>> begin Supplied material

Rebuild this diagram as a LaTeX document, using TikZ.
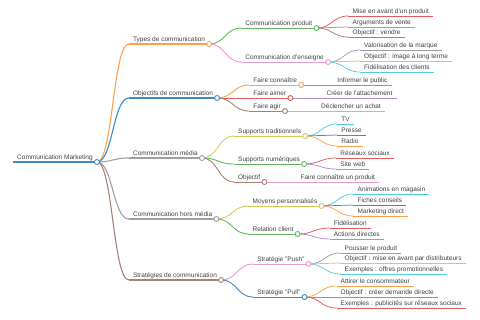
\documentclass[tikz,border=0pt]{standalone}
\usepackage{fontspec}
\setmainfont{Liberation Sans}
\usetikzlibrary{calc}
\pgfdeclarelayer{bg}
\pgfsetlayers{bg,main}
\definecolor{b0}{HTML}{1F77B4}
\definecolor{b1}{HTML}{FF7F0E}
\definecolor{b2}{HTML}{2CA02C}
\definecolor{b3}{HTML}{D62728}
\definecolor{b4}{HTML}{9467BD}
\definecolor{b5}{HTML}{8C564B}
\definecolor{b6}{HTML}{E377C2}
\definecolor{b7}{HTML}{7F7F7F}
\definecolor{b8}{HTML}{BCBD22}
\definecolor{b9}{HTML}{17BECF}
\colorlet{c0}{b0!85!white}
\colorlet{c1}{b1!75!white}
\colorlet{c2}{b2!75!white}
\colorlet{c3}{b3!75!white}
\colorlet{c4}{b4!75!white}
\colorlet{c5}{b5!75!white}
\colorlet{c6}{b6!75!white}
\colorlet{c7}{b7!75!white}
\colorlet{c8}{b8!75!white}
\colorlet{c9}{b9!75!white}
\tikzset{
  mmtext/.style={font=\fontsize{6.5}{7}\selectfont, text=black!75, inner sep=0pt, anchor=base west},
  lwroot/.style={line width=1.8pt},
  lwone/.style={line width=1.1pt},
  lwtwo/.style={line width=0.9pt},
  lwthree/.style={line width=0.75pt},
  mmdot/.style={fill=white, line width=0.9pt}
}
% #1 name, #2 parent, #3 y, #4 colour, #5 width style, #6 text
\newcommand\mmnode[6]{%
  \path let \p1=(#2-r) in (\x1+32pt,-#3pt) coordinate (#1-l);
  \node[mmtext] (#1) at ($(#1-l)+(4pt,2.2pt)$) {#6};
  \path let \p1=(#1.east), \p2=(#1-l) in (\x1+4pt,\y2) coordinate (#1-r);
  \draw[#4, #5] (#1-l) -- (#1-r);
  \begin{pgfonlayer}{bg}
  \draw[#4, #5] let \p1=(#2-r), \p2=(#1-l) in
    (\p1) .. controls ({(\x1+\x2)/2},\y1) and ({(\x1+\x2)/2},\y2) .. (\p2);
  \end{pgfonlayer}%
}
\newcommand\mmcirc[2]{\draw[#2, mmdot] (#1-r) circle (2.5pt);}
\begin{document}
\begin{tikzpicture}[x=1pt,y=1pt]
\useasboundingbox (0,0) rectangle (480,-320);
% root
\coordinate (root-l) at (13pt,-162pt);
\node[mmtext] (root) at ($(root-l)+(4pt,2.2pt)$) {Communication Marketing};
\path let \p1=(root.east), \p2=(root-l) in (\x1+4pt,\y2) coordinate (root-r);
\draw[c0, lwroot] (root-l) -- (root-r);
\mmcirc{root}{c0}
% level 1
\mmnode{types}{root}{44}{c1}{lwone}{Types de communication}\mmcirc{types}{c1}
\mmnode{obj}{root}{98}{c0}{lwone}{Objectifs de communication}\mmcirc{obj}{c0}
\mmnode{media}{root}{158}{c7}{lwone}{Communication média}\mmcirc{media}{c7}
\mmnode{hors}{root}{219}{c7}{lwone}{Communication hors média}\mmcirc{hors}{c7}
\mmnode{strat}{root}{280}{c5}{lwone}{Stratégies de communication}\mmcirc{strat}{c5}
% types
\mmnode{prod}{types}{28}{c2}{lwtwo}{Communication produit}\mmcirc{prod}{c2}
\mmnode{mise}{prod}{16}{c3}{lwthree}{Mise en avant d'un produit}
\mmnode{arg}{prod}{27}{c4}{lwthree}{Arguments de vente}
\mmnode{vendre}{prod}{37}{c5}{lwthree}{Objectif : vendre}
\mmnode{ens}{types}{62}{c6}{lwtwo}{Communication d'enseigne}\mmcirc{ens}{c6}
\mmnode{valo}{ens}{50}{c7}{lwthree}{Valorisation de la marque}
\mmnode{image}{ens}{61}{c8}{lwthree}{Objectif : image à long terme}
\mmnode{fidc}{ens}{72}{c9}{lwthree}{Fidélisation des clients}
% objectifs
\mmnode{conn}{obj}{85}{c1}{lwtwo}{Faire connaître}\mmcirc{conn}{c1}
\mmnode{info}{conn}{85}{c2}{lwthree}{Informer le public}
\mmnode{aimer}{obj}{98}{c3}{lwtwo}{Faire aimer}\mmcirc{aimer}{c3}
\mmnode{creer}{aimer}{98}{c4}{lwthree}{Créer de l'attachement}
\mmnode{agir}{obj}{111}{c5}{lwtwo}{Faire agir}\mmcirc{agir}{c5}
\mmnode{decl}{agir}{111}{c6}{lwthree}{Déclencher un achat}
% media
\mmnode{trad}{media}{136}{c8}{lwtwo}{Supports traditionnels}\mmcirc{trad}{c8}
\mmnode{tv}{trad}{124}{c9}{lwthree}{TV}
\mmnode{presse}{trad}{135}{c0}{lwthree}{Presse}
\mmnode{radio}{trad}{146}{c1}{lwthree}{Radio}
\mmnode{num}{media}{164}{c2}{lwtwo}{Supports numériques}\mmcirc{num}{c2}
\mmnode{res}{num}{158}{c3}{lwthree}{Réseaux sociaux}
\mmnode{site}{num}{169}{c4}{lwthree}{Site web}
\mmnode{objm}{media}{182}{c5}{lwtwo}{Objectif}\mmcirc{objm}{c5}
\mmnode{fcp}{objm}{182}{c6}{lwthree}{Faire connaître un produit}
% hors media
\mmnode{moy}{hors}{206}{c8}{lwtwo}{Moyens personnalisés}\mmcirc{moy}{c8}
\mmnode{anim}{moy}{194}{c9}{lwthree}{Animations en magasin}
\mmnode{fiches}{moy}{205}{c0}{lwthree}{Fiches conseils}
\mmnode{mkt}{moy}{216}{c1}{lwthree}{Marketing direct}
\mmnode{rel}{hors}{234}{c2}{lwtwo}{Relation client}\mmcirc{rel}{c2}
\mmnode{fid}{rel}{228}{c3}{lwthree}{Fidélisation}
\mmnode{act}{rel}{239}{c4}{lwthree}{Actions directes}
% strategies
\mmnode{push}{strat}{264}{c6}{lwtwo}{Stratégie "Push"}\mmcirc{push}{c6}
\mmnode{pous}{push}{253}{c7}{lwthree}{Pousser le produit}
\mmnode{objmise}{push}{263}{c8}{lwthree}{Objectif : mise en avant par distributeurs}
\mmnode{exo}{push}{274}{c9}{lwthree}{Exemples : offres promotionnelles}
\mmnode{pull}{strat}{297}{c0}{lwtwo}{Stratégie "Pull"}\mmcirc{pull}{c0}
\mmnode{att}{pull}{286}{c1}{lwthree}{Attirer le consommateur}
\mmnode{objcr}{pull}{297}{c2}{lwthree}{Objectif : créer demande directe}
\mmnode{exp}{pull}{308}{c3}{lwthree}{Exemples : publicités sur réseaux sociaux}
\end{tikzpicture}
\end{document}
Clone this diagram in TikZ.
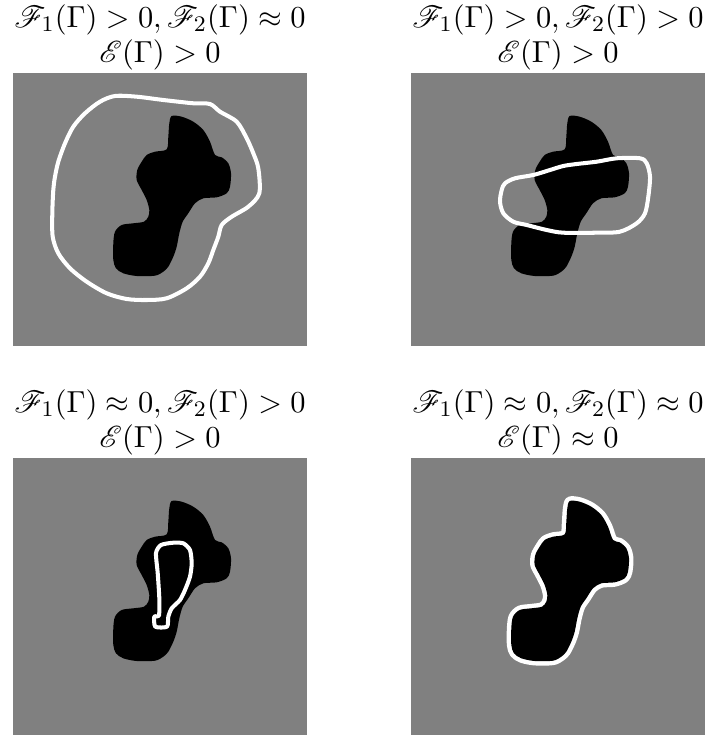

>> end Supplied material

Copy each line of the records above that carries the word "diagram".

Rebuild this diagram as a LaTeX document, using TikZ.
Clone this diagram in TikZ.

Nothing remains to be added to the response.